Venture, March 1958: R Silverberg, A Budrys, & D Berry

Recently we read a 1958 story by Don Berry, "Man Alone," about the first man to travel in a FTL vessel, and how seeing hyperspace drove him insane.  A reader commented that another 1958 Berry story, "The Intruder" had a similar premise, which piqued my interest.  When I saw that "The Intruder" appeared in an issue of Venture featuring stories by Robert Silverberg and Algis Budrys which I haven't read yet, I decided to fire up the internet archive, world's greatest website, and crack open that issue of Venture.  This is an issue that includes two stories we have already looked at, Poul Anderson's Flandry adventure "The Game of Glory" and Budrys' "The Edge of the Sea" (Budrys has two stories in the issue; the one we will read today appears under a pseudonym.)

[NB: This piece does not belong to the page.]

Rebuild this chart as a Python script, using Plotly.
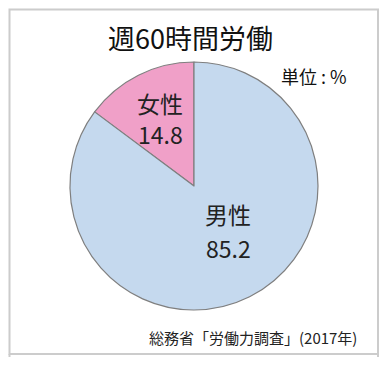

This issue of Venture also offers readers an essay by Theodore Sturgeon in which he takes to task Time magazine--and mainstream publications in general--for their hostility to SF and in particular for subjecting to criticism Judith Merril.  (Merril has many vociferous supporters, and I guess Ted is one of them.)  Ol' Ted is also a pioneer recycler; he fills up half a page quoting from Bob Leman's fanzine, and another quarter page restating and discussing his famous "Revelation" that "Ninety percent of everything is crud."  Gotta meet those word counts, gotta fill those column inches.

"Eve and the Twenty-Three Adams" by Robert Silverberg

This is a story about sex that goes against everything current elite culture tells us to think about sex roles and sex differences.  The first person narrator says stuff like "They talk about the soothing touch of the female, and it's all true" to us readers and, to a woman, "'you're the only member of the crew whose job can't be done by someone else.'"  Wow!  Well, I guess in science fiction we can imagine any kind of  world, even one in which men can't get pregnant and women don't have penises!

It is the year 2240, and the space destroyer of which our narrator, 40-something Lieutenant Harper, is Psych Officer is about to ship out to the new war between the Terran and Sirian space empires.  Harper tells us the war is the result of the inability of the two empires to agree on "who was to sell what to which planets of the galaxy" and, further, that "A trade collision is a common cause of wars.  It probably destroyed ancient Troy."  Is this really true?  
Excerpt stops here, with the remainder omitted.